Skip to content

Directory Structure

EdgeFirst datasets follow a consistent directory layout where the annotation file and the sensor data container share the same base name.

File Naming

Annotation files use the dataset base name with the format extension:

dataset_name/
├── dataset_name.arrow          # Arrow IPC (default)
│   # — OR —
├── dataset_name.parquet        # Parquet (transfer)
│   # — OR —
├── dataset_name.json           # JSON (human-readable)
└── dataset_name/               # Sensor container (directory or .zip)

Exactly one annotation file per dataset directory — choose a single format from .arrow, .parquet, or .json. The tree above shows the three supported alternatives; do not include more than one annotation file for the same dataset. The sensor container directory name matches the dataset base name regardless of which annotation file format you choose.

Dataset Layouts

EdgeFirst supports three organizational patterns.

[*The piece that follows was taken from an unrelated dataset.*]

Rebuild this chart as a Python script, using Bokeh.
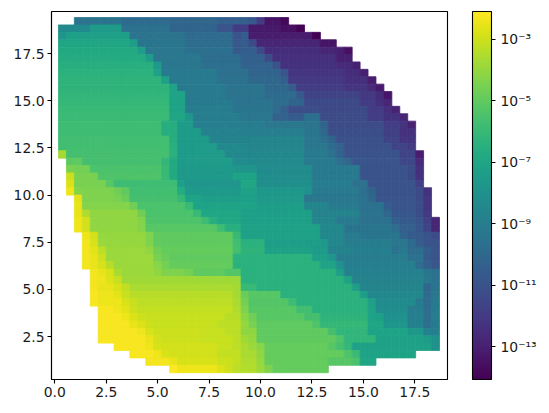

1. Sequence-Based Datasets

Video frames with temporal ordering (from MCAP recordings or video files):

deer_dataset/
├── deer_dataset.arrow
└── deer_dataset/
    └── 9331381uhd_3840_2160_24fps/
        ├── 9331381uhd_3840_2160_24fps_110.camera.jpeg
        ├── 9331381uhd_3840_2160_24fps_111.camera.jpeg
        └── ...

File naming convention:

  • Sequence format: {hostname}_{date}_{time} (from MCAP)
  • Frame format: {sequence_name}_{frame_number}.{sensor}.{ext}

2. Image-Based Datasets

Standalone images without temporal ordering:

coco_subset/
├── coco_subset.arrow
└── coco_subset/
    ├── image001.jpg
    ├── image002.jpg
    └── ...

3. Mixed Datasets

Combination of sequences and standalone images:

mixed_dataset/
├── mixed_dataset.arrow
└── mixed_dataset/
    ├── sequence_A/
    │   ├── sequence_A_001.camera.jpeg
    │   └── sequence_A_002.camera.jpeg
    ├── standalone_image1.jpg
    └── standalone_image2.jpg

Multi-Sensor Examples

A single frame can include multiple sensor modalities:

sensor_fusion/
├── sensor_fusion.parquet
└── sensor_fusion/
    └── drive_2026_03_18/
        ├── drive_2026_03_18_001.camera.jpeg
        ├── drive_2026_03_18_001.radar.png
        ├── drive_2026_03_18_001.radar.pcd
        ├── drive_2026_03_18_001.lidar.pcd
        ├── drive_2026_03_18_002.camera.jpeg
        ├── drive_2026_03_18_002.radar.png
        └── ...

Flattened Structure

As an alternative to nested subdirectories, datasets may use a flat layout with sequence prefixes:

dataset_name/
├── dataset_name.arrow
└── dataset_name/
    ├── sequence_A_001.camera.jpeg
    ├── sequence_A_002.camera.jpeg
    ├── sequence_B_001.camera.jpeg
    └── standalone_image.jpg

The EdgeFirst Client SDK detects the layout automatically — no manual configuration is needed.

ZIP Format

EdgeFirst supports ZIP64 as an alternative to directories for the sensor container:

dataset_name/
├── dataset_name.arrow
└── dataset_name.zip             # sensor data in ZIP

ZIP64 provides:

  • Random access via file index
  • Uncompressed storage recommended (JPEG and PNG are already compressed; PCD and other formats may benefit from ZIP compression)
  • Cross-platform support

Sensor File Extensions

Extension Sensor Description
.camera.jpeg Camera Camera image (default)
.camera.png Camera Camera image (lossless)
.jpg, .png Camera Generic image formats
.radar.pcd Radar Radar point cloud
.radar.png Radar Radar data cube (16-bit PNG)
.lidar.pcd LiDAR LiDAR point cloud